## Task to carry out
Pictures do not belong in your copy. Repeat all the other data exactly.

## Source excerpt
──────────────────────────────
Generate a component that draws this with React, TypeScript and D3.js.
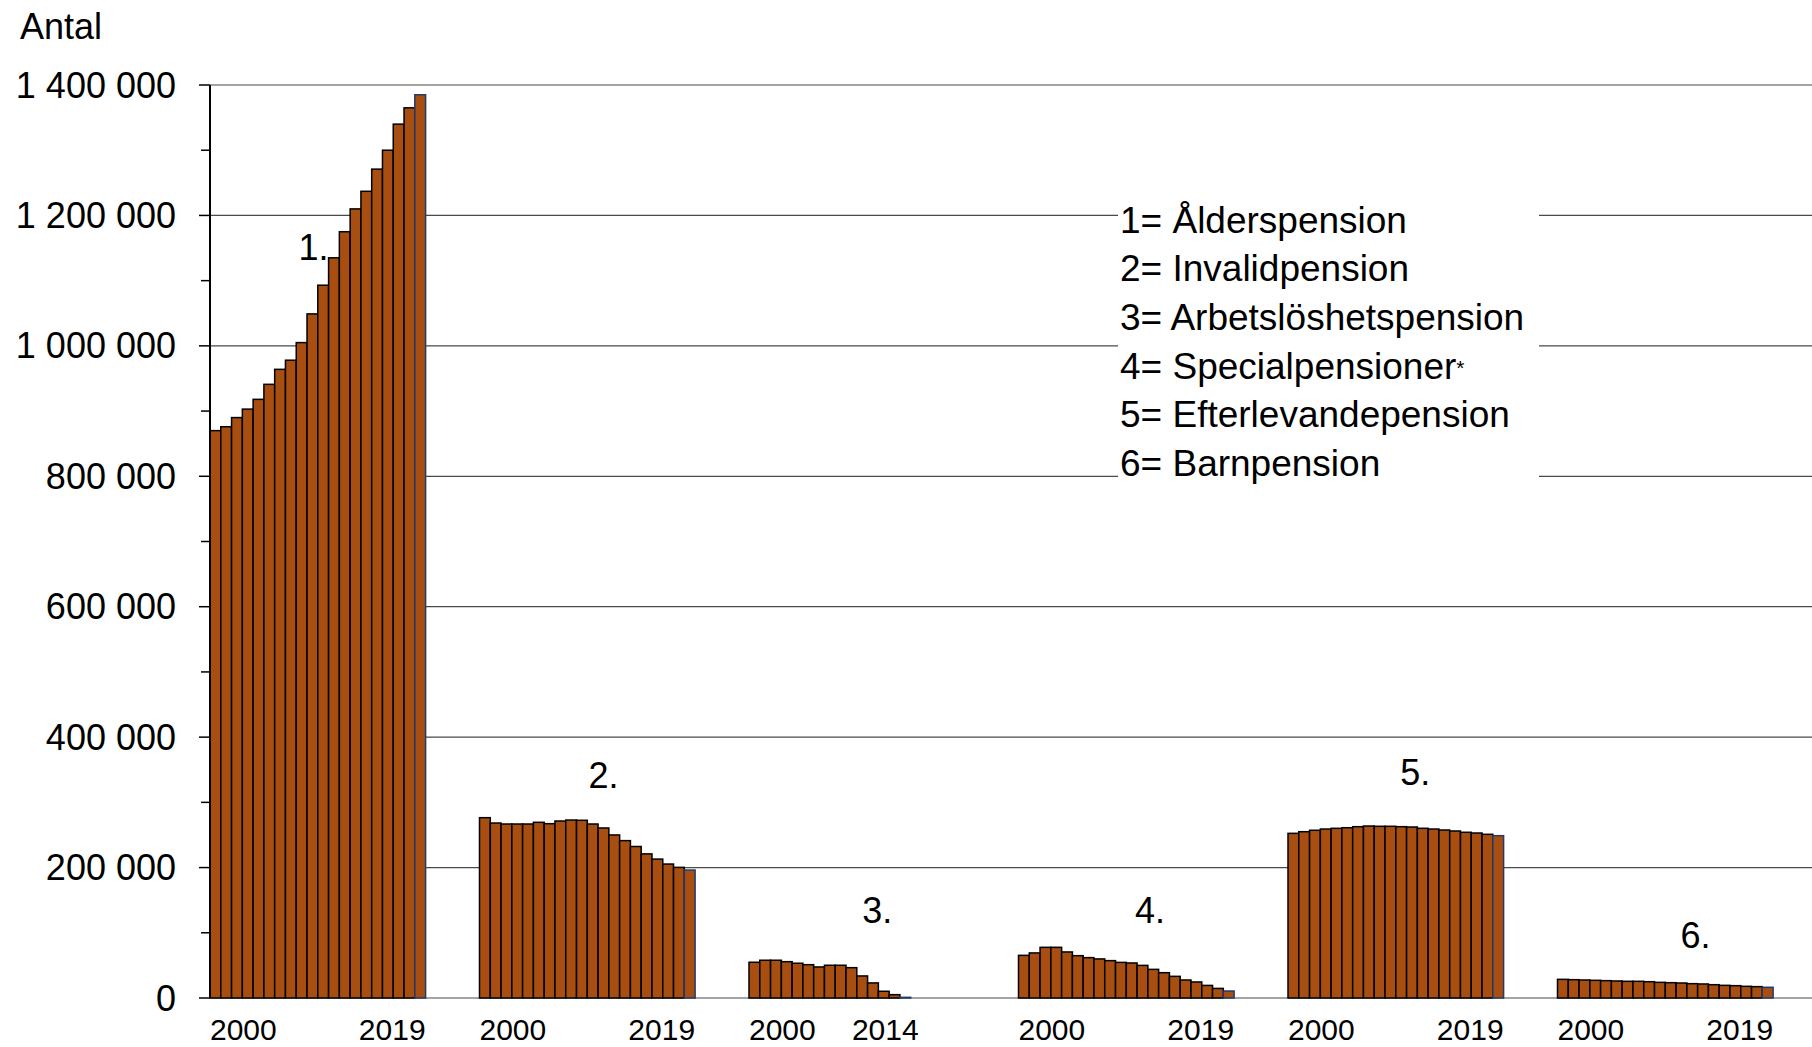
import React from "react";
import * as d3 from "d3";

// ---------- data ----------
const groupNames = ["1.", "2.", "3.", "4.", "5.", "6."];
const legendItems = [
  "1= Ålderspension",
  "2= Invalidpension",
  "3= Arbetslöshetspension",
  "4= Specialpensioner",
  "5= Efterlevandepension",
  "6= Barnpension",
];
const years20 = [
  2000, 2001, 2002, 2003, 2004, 2005, 2006, 2007, 2008, 2009,
  2010, 2011, 2012, 2013, 2014, 2015, 2016, 2017, 2018, 2019,
];
const years15 = [
  2000, 2001, 2002, 2003, 2004, 2005, 2006, 2007, 2008, 2009,
  2010, 2011, 2012, 2013, 2014,
];

const alderspension = [
  870000, 876000, 890000, 903000, 918000, 941000, 964000, 978000, 1005000, 1049000,
  1093000, 1135000, 1175000, 1210000, 1237000, 1271000, 1300000, 1340000, 1365000, 1385000,
];
const invalidpension = [
  276500, 268300, 266800, 266800, 266800, 269400, 267300, 271400, 272900, 272500,
  266800, 260700, 250000, 241300, 232300, 221000, 213000, 205400, 200300, 196200,
];
const arbetsloshetspension = [
  54800, 57900, 57900, 55700, 53300, 51100, 47600, 50200, 50200, 46500,
  33800, 23100, 10300, 5100, 1000,
];
const specialpensioner = [
  65400, 69100, 77700, 77700, 70600, 64900, 61900, 59900, 57300, 54600,
  53700, 50000, 43900, 38800, 33200, 27600, 24600, 19300, 14700, 10700,
];
const efterlevandepension = [
  252500, 255000, 257200, 259100, 260200, 261100, 262700, 263700, 263300, 263300,
  262700, 262200, 260200, 259100, 257600, 256100, 254100, 253000, 251000, 248900,
];
const barnpension = [
  28600, 28100, 27600, 27100, 26600, 26100, 25600, 25600, 25000, 24000,
  23500, 23000, 22000, 21500, 20400, 19400, 18900, 17900, 17400, 16400,
];

const seriesValues = [
  alderspension,
  invalidpension,
  arbetsloshetspension,
  specialpensioner,
  efterlevandepension,
  barnpension,
];
const seriesYears = [years20, years20, years15, years20, years20, years20];

const yTicks = [0, 200000, 400000, 600000, 800000, 1000000, 1200000, 1400000];
const yMinorTicks = [100000, 300000, 500000, 700000, 900000, 1100000, 1300000];

// group label anchors: (slot offset in group, value)
const groupLabelSlot = [9.6, 11.5, 11.9, 12.2, 11.8, 12.8];
const groupLabelValue = [1131600, 322000, 115500, 114500, 327000, 76200];

// ---------- layout ----------
const W = 1812;
const H = 1047;
const SLOTS_PER_GROUP = 25;
const LEFT = 210;
const SLOT_W = 10.78;
const TOP = 85;
const BASE = 998;
const FONT = "'Liberation Sans', Arial, Helvetica, sans-serif";
const BAR_FILL = "#A84E11";

export default function App() {
  const slotKeys: string[] = [];
  groupNames.forEach((_, g) => {
    for (let i = 0; i < SLOTS_PER_GROUP; i++) slotKeys.push(`${g}-${i}`);
  });
  const x = d3
    .scaleBand<string>()
    .domain(slotKeys)
    .range([LEFT, LEFT + slotKeys.length * SLOT_W])
    .paddingInner(0)
    .paddingOuter(0);
  const bw = x.bandwidth();
  const y = d3.scaleLinear().domain([0, 1400000]).range([BASE, TOP]);
  const fmt = (v: number) => d3.format(",")(v).replace(/,/g, " ");

  return (
    <svg
      width={W}
      height={H}
      viewBox={`0 0 ${W} ${H}`}
      style={{ position: "absolute", left: 0, top: 0, background: "#fff" }}
      fontFamily={FONT}
    >
      <rect x={0} y={0} width={W} height={H} fill="#fff" />

      {/* gridlines */}
      {yTicks.map((t) => (
        <line
          key={"g" + t}
          x1={LEFT}
          x2={W}
          y1={y(t)}
          y2={y(t)}
          stroke="#4a4a4a"
          strokeWidth={1.2}
        />
      ))}

      {/* legend box (covers gridlines) */}
      <rect x={1118} y={196} width={421} height={298} fill="#fff" />
      {legendItems.map((txt, i) => (
        <text
          key={"l" + i}
          x={1120}
          y={232.5 + i * 48.7}
          fontSize={37}
          fill="#000"
        >
          {txt}
          {i === 3 ? (
            <tspan fontSize={21} dy={-4}>
              *
            </tspan>
          ) : null}
        </text>
      ))}

      {/* bars */}
      {seriesValues.map((vals, g) =>
        vals.map((v, i) => (
          <rect
            key={`b${g}-${i}`}
            x={x(`${g}-${i}`)}
            y={y(v)}
            width={bw}
            height={y(0) - y(v)}
            fill={BAR_FILL}
            stroke={i === vals.length - 1 ? "#1f3a6b" : "#000"}
            strokeWidth={1.5}
          />
        ))
      )}

      {/* y axis */}
      <line x1={LEFT} x2={LEFT} y1={TOP} y2={BASE} stroke="#000" strokeWidth={2} />
      {yTicks.map((t) => (
        <line key={"t" + t} x1={LEFT - 11} x2={LEFT} y1={y(t)} y2={y(t)} stroke="#000" strokeWidth={1.5} />
      ))}
      {yMinorTicks.map((t) => (
        <line key={"m" + t} x1={LEFT - 9} x2={LEFT} y1={y(t)} y2={y(t)} stroke="#000" strokeWidth={1.5} />
      ))}
      {yTicks.map((t) => (
        <text
          key={"yl" + t}
          x={176}
          y={y(t)}
          dy="0.35em"
          textAnchor="end"
          fontSize={36}
          fill="#000"
        >
          {fmt(t)}
        </text>
      ))}
      <text x={20} y={39} fontSize={36} fill="#000">
        Antal
      </text>

      {/* x labels */}
      {seriesYears.map((yrs, g) => {
        const n = yrs.length;
        const start = x(`${g}-0`) as number;
        const endX = (x(`${g}-${n - 1}`) as number) + bw + (n < 20 ? 8 : 0);
        return (
          <g key={"xl" + g}>
            <text x={start} y={1040} fontSize={30} textAnchor="start" fill="#000">
              {yrs[0]}
            </text>
            <text x={endX} y={1040} fontSize={30} textAnchor="end" fill="#000">
              {yrs[n - 1]}
            </text>
          </g>
        );
      })}

      {/* group labels */}
      {groupNames.map((name, g) => (
        <text
          key={"gl" + g}
          x={(x(`${g}-0`) as number) + groupLabelSlot[g] * bw}
          y={y(groupLabelValue[g])}
          fontSize={36}
          textAnchor="middle"
          fill="#000"
        >
          {name}
        </text>
      ))}
    </svg>
  );
}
──────────────────────────────
## Final answer
Generate a component that draws this with React, TypeScript and D3.js.
import React from "react";
import * as d3 from "d3";

// ---------- data ----------
const groupNames = ["1.", "2.", "3.", "4.", "5.", "6."];
const legendItems = [
  "1= Ålderspension",
  "2= Invalidpension",
  "3= Arbetslöshetspension",
  "4= Specialpensioner",
  "5= Efterlevandepension",
  "6= Barnpension",
];
const years20 = [
  2000, 2001, 2002, 2003, 2004, 2005, 2006, 2007, 2008, 2009,
  2010, 2011, 2012, 2013, 2014, 2015, 2016, 2017, 2018, 2019,
];
const years15 = [
  2000, 2001, 2002, 2003, 2004, 2005, 2006, 2007, 2008, 2009,
  2010, 2011, 2012, 2013, 2014,
];

const alderspension = [
  870000, 876000, 890000, 903000, 918000, 941000, 964000, 978000, 1005000, 1049000,
  1093000, 1135000, 1175000, 1210000, 1237000, 1271000, 1300000, 1340000, 1365000, 1385000,
];
const invalidpension = [
  276500, 268300, 266800, 266800, 266800, 269400, 267300, 271400, 272900, 272500,
  266800, 260700, 250000, 241300, 232300, 221000, 213000, 205400, 200300, 196200,
];
const arbetsloshetspension = [
  54800, 57900, 57900, 55700, 53300, 51100, 47600, 50200, 50200, 46500,
  33800, 23100, 10300, 5100, 1000,
];
const specialpensioner = [
  65400, 69100, 77700, 77700, 70600, 64900, 61900, 59900, 57300, 54600,
  53700, 50000, 43900, 38800, 33200, 27600, 24600, 19300, 14700, 10700,
];
const efterlevandepension = [
  252500, 255000, 257200, 259100, 260200, 261100, 262700, 263700, 263300, 263300,
  262700, 262200, 260200, 259100, 257600, 256100, 254100, 253000, 251000, 248900,
];
const barnpension = [
  28600, 28100, 27600, 27100, 26600, 26100, 25600, 25600, 25000, 24000,
  23500, 23000, 22000, 21500, 20400, 19400, 18900, 17900, 17400, 16400,
];

const seriesValues = [
  alderspension,
  invalidpension,
  arbetsloshetspension,
  specialpensioner,
  efterlevandepension,
  barnpension,
];
const seriesYears = [years20, years20, years15, years20, years20, years20];

const yTicks = [0, 200000, 400000, 600000, 800000, 1000000, 1200000, 1400000];
const yMinorTicks = [100000, 300000, 500000, 700000, 900000, 1100000, 1300000];

// group label anchors: (slot offset in group, value)
const groupLabelSlot = [9.6, 11.5, 11.9, 12.2, 11.8, 12.8];
const groupLabelValue = [1131600, 322000, 115500, 114500, 327000, 76200];

// ---------- layout ----------
const W = 1812;
const H = 1047;
const SLOTS_PER_GROUP = 25;
const LEFT = 210;
const SLOT_W = 10.78;
const TOP = 85;
const BASE = 998;
const FONT = "'Liberation Sans', Arial, Helvetica, sans-serif";
const BAR_FILL = "#A84E11";

export default function App() {
  const slotKeys: string[] = [];
  groupNames.forEach((_, g) => {
    for (let i = 0; i < SLOTS_PER_GROUP; i++) slotKeys.push(`${g}-${i}`);
  });
  const x = d3
    .scaleBand<string>()
    .domain(slotKeys)
    .range([LEFT, LEFT + slotKeys.length * SLOT_W])
    .paddingInner(0)
    .paddingOuter(0);
  const bw = x.bandwidth();
  const y = d3.scaleLinear().domain([0, 1400000]).range([BASE, TOP]);
  const fmt = (v: number) => d3.format(",")(v).replace(/,/g, " ");

  return (
    <svg
      width={W}
      height={H}
      viewBox={`0 0 ${W} ${H}`}
      style={{ position: "absolute", left: 0, top: 0, background: "#fff" }}
      fontFamily={FONT}
    >
      <rect x={0} y={0} width={W} height={H} fill="#fff" />

      {/* gridlines */}
      {yTicks.map((t) => (
        <line
          key={"g" + t}
          x1={LEFT}
          x2={W}
          y1={y(t)}
          y2={y(t)}
          stroke="#4a4a4a"
          strokeWidth={1.2}
        />
      ))}

      {/* legend box (covers gridlines) */}
      <rect x={1118} y={196} width={421} height={298} fill="#fff" />
      {legendItems.map((txt, i) => (
        <text
          key={"l" + i}
          x={1120}
          y={232.5 + i * 48.7}
          fontSize={37}
          fill="#000"
        >
          {txt}
          {i === 3 ? (
            <tspan fontSize={21} dy={-4}>
              *
            </tspan>
          ) : null}
        </text>
      ))}

      {/* bars */}
      {seriesValues.map((vals, g) =>
        vals.map((v, i) => (
          <rect
            key={`b${g}-${i}`}
            x={x(`${g}-${i}`)}
            y={y(v)}
            width={bw}
            height={y(0) - y(v)}
            fill={BAR_FILL}
            stroke={i === vals.length - 1 ? "#1f3a6b" : "#000"}
            strokeWidth={1.5}
          />
        ))
      )}

      {/* y axis */}
      <line x1={LEFT} x2={LEFT} y1={TOP} y2={BASE} stroke="#000" strokeWidth={2} />
      {yTicks.map((t) => (
        <line key={"t" + t} x1={LEFT - 11} x2={LEFT} y1={y(t)} y2={y(t)} stroke="#000" strokeWidth={1.5} />
      ))}
      {yMinorTicks.map((t) => (
        <line key={"m" + t} x1={LEFT - 9} x2={LEFT} y1={y(t)} y2={y(t)} stroke="#000" strokeWidth={1.5} />
      ))}
      {yTicks.map((t) => (
        <text
          key={"yl" + t}
          x={176}
          y={y(t)}
          dy="0.35em"
          textAnchor="end"
          fontSize={36}
          fill="#000"
        >
          {fmt(t)}
        </text>
      ))}
      <text x={20} y={39} fontSize={36} fill="#000">
        Antal
      </text>

      {/* x labels */}
      {seriesYears.map((yrs, g) => {
        const n = yrs.length;
        const start = x(`${g}-0`) as number;
        const endX = (x(`${g}-${n - 1}`) as number) + bw + (n < 20 ? 8 : 0);
        return (
          <g key={"xl" + g}>
            <text x={start} y={1040} fontSize={30} textAnchor="start" fill="#000">
              {yrs[0]}
            </text>
            <text x={endX} y={1040} fontSize={30} textAnchor="end" fill="#000">
              {yrs[n - 1]}
            </text>
          </g>
        );
      })}

      {/* group labels */}
      {groupNames.map((name, g) => (
        <text
          key={"gl" + g}
          x={(x(`${g}-0`) as number) + groupLabelSlot[g] * bw}
          y={y(groupLabelValue[g])}
          fontSize={36}
          textAnchor="middle"
          fill="#000"
        >
          {name}
        </text>
      ))}
    </svg>
  );
}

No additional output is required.